Critical role documentation under § 214.2(o)(3)(iii)(G) for marine chemists centers on principal investigator roles at institutions with documented distinguished reputations in oceanographic research. Woods Hole Oceanographic Institution's scientific staff, Scripps Institution of Oceanography's faculty, and faculty positions in oceanography departments at R1 research universities represent critical roles at organizations whose distinguished reputations in marine science are publicly documented through their research output, historical significance to the field, and federal research funding records. A marine chemist who serves as chief scientist for a major research cruise — the individual responsible for the scientific direction of a ship-based research expedition aboard a vessel operated by UNOLS — occupies a critical role in a research context whose institutional standing can be established with documentation from the funding agency and vessel operator.

Roles at federal agencies conducting marine chemistry research — including NOAA's Pacific Marine Environmental Laboratory, the National Ocean Service, the United States Geological Survey's Woods Hole Coastal and Marine Science Center, and the Naval Research Laboratory's oceanography program — provide critical role evidence within governmental organizations with documented distinguished reputations in the field. A research chemist designated as principal investigator or program lead for a specific marine chemistry research program at a federal agency occupies a critical role in an organization whose distinguished reputation the petition can establish through agency program documentation, budget records showing the research investment, and the program's published research output. Federal agency roles also often satisfy the high salary criterion when total compensation exceeds the relevant BLS benchmark for the petitioner's geographic area.

Building a complete marine chemistry O-1A petition

A complete marine chemistry O-1A petition typically combines publications in recognized oceanography and geochemistry journals with citation documentation, an active NSF grant or comparable federal funding, peer review and panel service, and a critical role at a major oceanographic institution or federal agency. Expert letters from independent marine chemists at peer institutions — not dissertation advisors, current cruise co-investigators, or institutional colleagues — provide the interpretive framing that connects the technical publication and grant record to the extraordinary ability legal standard. The most persuasive expert letters for marine chemistry petitions come from scientists at independent institutions who have evaluated the petitioner's work through formal peer review channels and can speak to the petitioner's standing within the field's technical community.

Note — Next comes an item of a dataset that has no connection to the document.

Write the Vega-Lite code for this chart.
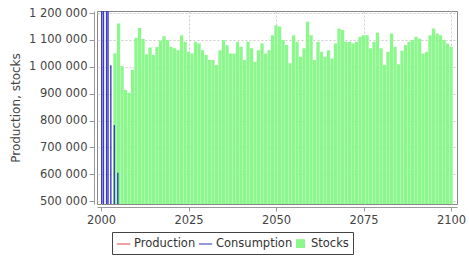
{
  "$schema": "https://vega.github.io/schema/vega-lite/v6.json",
  "width": 360,
  "height": 193,
  "autosize": {"type": "none"},
  "padding": {"left": 97, "top": 11, "right": 12, "bottom": 52},
  "background": "white",
  "config": {
    "view": {"stroke": "#888888", "strokeWidth": 1},
    "font": "DejaVu Sans",
    "axis": {
      "labelFont": "DejaVu Sans",
      "labelFontSize": 11.5,
      "labelColor": "#444444",
      "titleFont": "DejaVu Sans",
      "titleFontSize": 12,
      "titleFontWeight": "normal",
      "titleColor": "#444444",
      "domainColor": "#999999",
      "tickColor": "#999999",
      "gridColor": "#cccccc",
      "gridDash": [2, 2]
    }
  },
  "datasets": {
    "stocks": [
      {"year": 2004, "stocks": 1051000}, {"year": 2005, "stocks": 1161000}, {"year": 2006, "stocks": 1002000},
      {"year": 2007, "stocks": 914000}, {"year": 2008, "stocks": 903000}, {"year": 2009, "stocks": 988000},
      {"year": 2010, "stocks": 1108000}, {"year": 2011, "stocks": 1145000}, {"year": 2012, "stocks": 1104000},
      {"year": 2013, "stocks": 1047000}, {"year": 2014, "stocks": 1072000}, {"year": 2015, "stocks": 1044000},
      {"year": 2016, "stocks": 1074000}, {"year": 2017, "stocks": 1098000}, {"year": 2018, "stocks": 1114000},
      {"year": 2019, "stocks": 1100000}, {"year": 2020, "stocks": 1075000}, {"year": 2021, "stocks": 1069000},
      {"year": 2022, "stocks": 1062000}, {"year": 2023, "stocks": 1118000}, {"year": 2024, "stocks": 1093000},
      {"year": 2025, "stocks": 1056000}, {"year": 2026, "stocks": 1050000}, {"year": 2027, "stocks": 1093000},
      {"year": 2028, "stocks": 1087000}, {"year": 2029, "stocks": 1062000}, {"year": 2030, "stocks": 1044000},
      {"year": 2031, "stocks": 1025000}, {"year": 2032, "stocks": 1025000}, {"year": 2033, "stocks": 1007000},
      {"year": 2034, "stocks": 1062000}, {"year": 2035, "stocks": 1100000}, {"year": 2036, "stocks": 1080000},
      {"year": 2037, "stocks": 1050000}, {"year": 2038, "stocks": 1050000}, {"year": 2039, "stocks": 1093000},
      {"year": 2040, "stocks": 1075000}, {"year": 2041, "stocks": 1025000}, {"year": 2042, "stocks": 1093000},
      {"year": 2043, "stocks": 1069000}, {"year": 2044, "stocks": 1019000}, {"year": 2045, "stocks": 1062000},
      {"year": 2046, "stocks": 1087000}, {"year": 2047, "stocks": 1050000}, {"year": 2048, "stocks": 1062000},
      {"year": 2049, "stocks": 1118000}, {"year": 2050, "stocks": 1155000}, {"year": 2051, "stocks": 1150000},
      {"year": 2052, "stocks": 1100000}, {"year": 2053, "stocks": 1081000}, {"year": 2054, "stocks": 1013000},
      {"year": 2055, "stocks": 1118000}, {"year": 2056, "stocks": 1093000}, {"year": 2057, "stocks": 1038000},
      {"year": 2058, "stocks": 1069000}, {"year": 2059, "stocks": 1168000}, {"year": 2060, "stocks": 1118000},
      {"year": 2061, "stocks": 1025000}, {"year": 2062, "stocks": 1093000}, {"year": 2063, "stocks": 1056000},
      {"year": 2064, "stocks": 1038000}, {"year": 2065, "stocks": 1062000}, {"year": 2066, "stocks": 1031000},
      {"year": 2067, "stocks": 1087000}, {"year": 2068, "stocks": 1143000}, {"year": 2069, "stocks": 1137000},
      {"year": 2070, "stocks": 1093000}, {"year": 2071, "stocks": 1093000}, {"year": 2072, "stocks": 1087000},
      {"year": 2073, "stocks": 1093000}, {"year": 2074, "stocks": 1112000}, {"year": 2075, "stocks": 1118000},
      {"year": 2076, "stocks": 1118000}, {"year": 2077, "stocks": 1069000}, {"year": 2078, "stocks": 1093000},
      {"year": 2079, "stocks": 1127000}, {"year": 2080, "stocks": 1069000}, {"year": 2081, "stocks": 1007000},
      {"year": 2082, "stocks": 1056000}, {"year": 2083, "stocks": 1124000}, {"year": 2084, "stocks": 1075000},
      {"year": 2085, "stocks": 1010000}, {"year": 2086, "stocks": 1060000}, {"year": 2087, "stocks": 1081000},
      {"year": 2088, "stocks": 1093000}, {"year": 2089, "stocks": 1100000}, {"year": 2090, "stocks": 1112000},
      {"year": 2091, "stocks": 1105000}, {"year": 2092, "stocks": 1050000}, {"year": 2093, "stocks": 1056000},
      {"year": 2094, "stocks": 1118000}, {"year": 2095, "stocks": 1143000}, {"year": 2096, "stocks": 1124000},
      {"year": 2097, "stocks": 1118000}, {"year": 2098, "stocks": 1100000}, {"year": 2099, "stocks": 1087000},
      {"year": 2100, "stocks": 1075000}
    ],
    "consumption": [
      {"year": 2000.2, "consumption": 3000000},
      {"year": 2000.7, "consumption": 3000000},
      {"year": 2001.6, "consumption": 3000000},
      {"year": 2002.0, "consumption": 3000000},
      {"year": 2002.8, "consumption": 1006000},
      {"year": 2003.8, "consumption": 783000},
      {"year": 2004.8, "consumption": 605000}
    ],
    "legend": [
      {"series": "Production"}, {"series": "Consumption"}, {"series": "Stocks"}
    ]
  },
  "layer": [
    {
      "data": {"name": "stocks"},
      "mark": {"type": "bar", "color": "#8cf78c", "width": 3.3, "clip": true},
      "encoding": {
        "x": {
          "field": "year", "type": "quantitative",
          "scale": {"domain": [1998.85, 2101.7], "nice": false, "zero": false, "padding": 0},
          "axis": {"values": [2000, 2025, 2050, 2075, 2100], "format": "d", "title": null, "offset": 3, "tickSize": 4, "labelPadding": 3, "grid": true, "labelOverlap": false}
        },
        "y": {
          "field": "stocks", "type": "quantitative",
          "scale": {"domain": [489000, 1208000], "nice": false, "zero": false, "padding": 0},
          "axis": {"tickCount": 8, "labelExpr": "replace(format(datum.value, ','), /,/g, ' ')", "title": "Production, stocks", "offset": 3, "tickSize": 5, "labelPadding": 2, "titlePadding": 6, "grid": true, "labelOverlap": false, "labelSeparation": 0}
        }
      }
    },
    {
      "data": {"name": "consumption"},
      "mark": {"type": "rule", "color": "#3a3ac8", "strokeWidth": 1.4, "clip": true},
      "encoding": {
        "x": {"field": "year", "type": "quantitative"},
        "y": {"field": "consumption", "type": "quantitative"},
        "y2": {"datum": 0}
      }
    },
    {
      "data": {"name": "legend"},
      "transform": [{"filter": "false"}],
      "mark": {"type": "point", "filled": true},
      "encoding": {
        "color": {
          "field": "series", "type": "nominal",
          "scale": {"domain": ["Production", "Consumption", "Stocks"], "range": ["#e06666", "#5555cc", "#8cf78c"]},
          "legend": {
            "title": null, "orient": "none", "direction": "horizontal", "legendX": 15, "legendY": 221,
            "strokeColor": "#444444", "padding": 4, "fillColor": "white",
            "labelFont": "DejaVu Sans", "labelFontSize": 11.5, "labelColor": "#333333",
            "symbolOpacity": 1, "columnPadding": 0, "labelOffset": 3,
            "encode": {
              "symbols": {
                "update": {
                  "stroke": {"scale": "color", "field": "value"},
                  "fill": {"scale": "color", "field": "value"},
                  "strokeWidth": {"value": 1.2},
                  "size": {"signal": "datum.value === 'Stocks' ? 60 : 180"}
                }
              }
            }
          }
        },
        "shape": {
          "field": "series", "type": "nominal",
          "scale": {"domain": ["Production", "Consumption", "Stocks"], "range": ["stroke", "stroke", "square"]}
        }
      }
    }
  ]
}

Common weaknesses in marine chemistry O-1A petitions include over-reliance on participation in large collaborative programs like GEOTRACES without clearly establishing the petitioner's individual contribution within the collaboration, treating cruise chief scientist appointments as self-evidently extraordinary without explaining the institutional selection criteria, and submitting publications without the journal-standing context that non-specialist adjudicators need to evaluate them. The field's small community means that a researcher who is genuinely distinguished within marine chemistry may have a smaller absolute citation count than a researcher in a much larger field — the petition narrative must explain the field size and citation norms explicitly to allow meaningful comparison to the extraordinary ability standard.

Marine chemists who conduct fieldwork on international research cruises, collaborate with European oceanographic institutions, or have published in journals with international editorial boards have evidence of national and international acclaim that directly supports the O-1A standard's acclaim language. International collaboration records — joint publications with researchers at Helmholtz Centre for Ocean Research Kiel, British Antarctic Survey, or the Institut Français de Recherche pour l'Exploitation de la Mer — together with invitations to present research at international conferences including the International Oceanographic Congress or the SOLAS Open Science Conference, provide documentary evidence that the petitioner's recognition extends beyond the domestic scientific community.